#### Task to complete:
Say how many lines of the material below contain the word "this", with no other words.

#### Data section:
** start **
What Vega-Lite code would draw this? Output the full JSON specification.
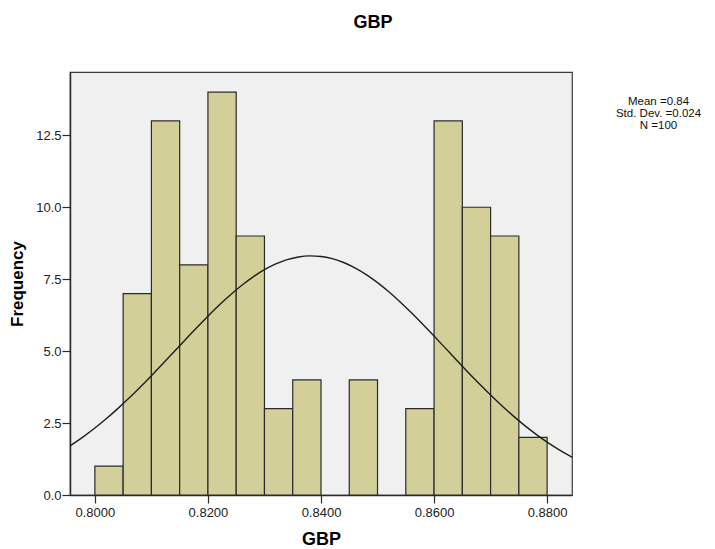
** end **
** start **
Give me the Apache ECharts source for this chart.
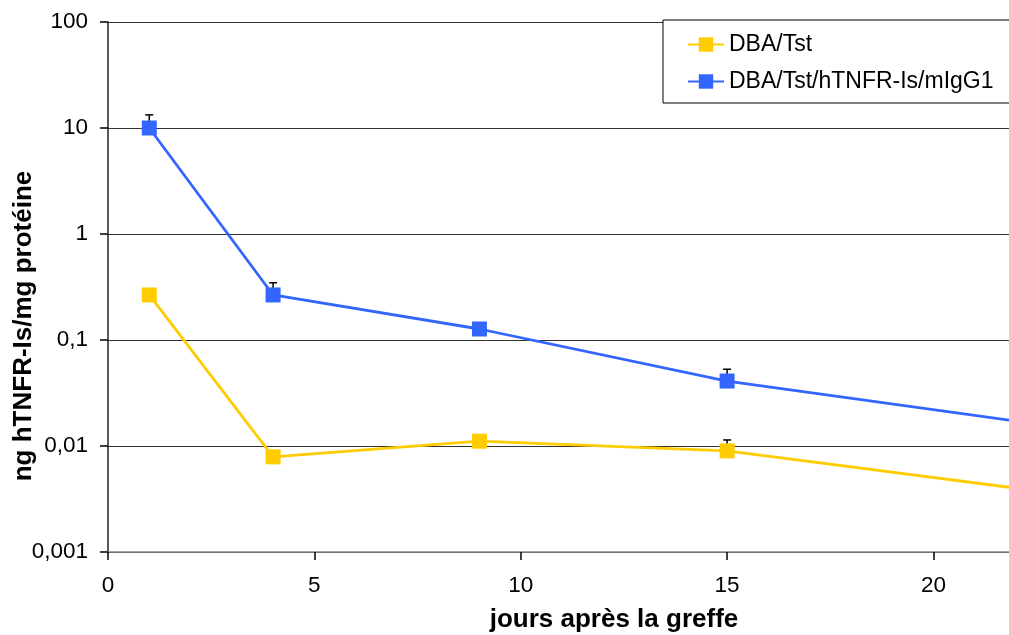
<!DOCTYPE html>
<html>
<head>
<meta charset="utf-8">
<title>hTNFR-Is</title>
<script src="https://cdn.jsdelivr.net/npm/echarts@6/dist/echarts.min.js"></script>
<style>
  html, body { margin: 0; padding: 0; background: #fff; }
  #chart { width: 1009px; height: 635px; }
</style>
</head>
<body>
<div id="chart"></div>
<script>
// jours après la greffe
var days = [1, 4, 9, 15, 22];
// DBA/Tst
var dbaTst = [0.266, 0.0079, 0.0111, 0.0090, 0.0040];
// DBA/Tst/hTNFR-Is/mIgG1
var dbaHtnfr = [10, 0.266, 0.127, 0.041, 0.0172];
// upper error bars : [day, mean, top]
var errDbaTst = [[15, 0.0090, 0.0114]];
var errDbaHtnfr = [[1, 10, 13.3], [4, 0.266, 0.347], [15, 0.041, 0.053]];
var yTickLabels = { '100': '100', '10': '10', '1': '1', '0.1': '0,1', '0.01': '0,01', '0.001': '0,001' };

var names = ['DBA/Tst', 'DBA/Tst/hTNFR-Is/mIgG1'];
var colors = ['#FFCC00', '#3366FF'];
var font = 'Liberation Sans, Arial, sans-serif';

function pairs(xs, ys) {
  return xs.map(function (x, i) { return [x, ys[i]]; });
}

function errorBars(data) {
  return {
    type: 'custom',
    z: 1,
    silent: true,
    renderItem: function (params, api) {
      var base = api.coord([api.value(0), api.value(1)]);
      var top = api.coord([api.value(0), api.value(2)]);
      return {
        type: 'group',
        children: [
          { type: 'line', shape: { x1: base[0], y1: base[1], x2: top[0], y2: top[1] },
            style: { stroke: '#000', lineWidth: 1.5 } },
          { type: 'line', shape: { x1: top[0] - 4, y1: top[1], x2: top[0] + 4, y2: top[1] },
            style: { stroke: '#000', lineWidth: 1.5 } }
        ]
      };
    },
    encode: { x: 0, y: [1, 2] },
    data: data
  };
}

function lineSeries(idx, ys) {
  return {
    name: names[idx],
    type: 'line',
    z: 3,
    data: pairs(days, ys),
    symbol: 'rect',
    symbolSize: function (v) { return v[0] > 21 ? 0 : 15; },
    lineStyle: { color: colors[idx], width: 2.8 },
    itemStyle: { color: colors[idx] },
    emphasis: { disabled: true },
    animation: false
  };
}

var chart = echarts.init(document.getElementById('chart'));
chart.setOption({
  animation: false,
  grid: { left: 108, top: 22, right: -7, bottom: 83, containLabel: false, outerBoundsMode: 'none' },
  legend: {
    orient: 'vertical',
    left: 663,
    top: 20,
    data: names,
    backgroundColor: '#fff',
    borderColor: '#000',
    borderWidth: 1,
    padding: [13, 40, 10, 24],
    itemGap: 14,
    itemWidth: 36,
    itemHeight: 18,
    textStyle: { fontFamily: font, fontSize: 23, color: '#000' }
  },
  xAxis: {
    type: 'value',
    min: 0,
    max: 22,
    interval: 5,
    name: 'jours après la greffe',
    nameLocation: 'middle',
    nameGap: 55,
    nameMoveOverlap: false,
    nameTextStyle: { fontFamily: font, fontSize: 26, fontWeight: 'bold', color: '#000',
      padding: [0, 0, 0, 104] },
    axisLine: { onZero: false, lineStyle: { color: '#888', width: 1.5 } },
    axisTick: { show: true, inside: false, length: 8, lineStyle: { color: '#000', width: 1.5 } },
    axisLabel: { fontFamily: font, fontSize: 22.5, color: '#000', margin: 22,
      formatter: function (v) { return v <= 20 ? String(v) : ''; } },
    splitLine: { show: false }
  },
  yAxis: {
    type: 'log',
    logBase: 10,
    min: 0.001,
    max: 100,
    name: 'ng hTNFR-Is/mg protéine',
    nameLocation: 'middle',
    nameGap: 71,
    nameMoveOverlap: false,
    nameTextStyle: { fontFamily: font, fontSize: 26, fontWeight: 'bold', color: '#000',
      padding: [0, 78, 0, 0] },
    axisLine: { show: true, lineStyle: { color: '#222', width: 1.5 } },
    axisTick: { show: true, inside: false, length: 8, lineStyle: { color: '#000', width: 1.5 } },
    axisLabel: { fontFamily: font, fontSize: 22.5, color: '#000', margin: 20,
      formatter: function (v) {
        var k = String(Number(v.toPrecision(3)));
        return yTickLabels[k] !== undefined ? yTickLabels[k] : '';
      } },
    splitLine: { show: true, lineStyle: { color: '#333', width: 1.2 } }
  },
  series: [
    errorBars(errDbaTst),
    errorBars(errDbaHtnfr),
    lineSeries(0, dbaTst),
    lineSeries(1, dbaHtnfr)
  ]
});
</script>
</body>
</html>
** end **
#### The response:
2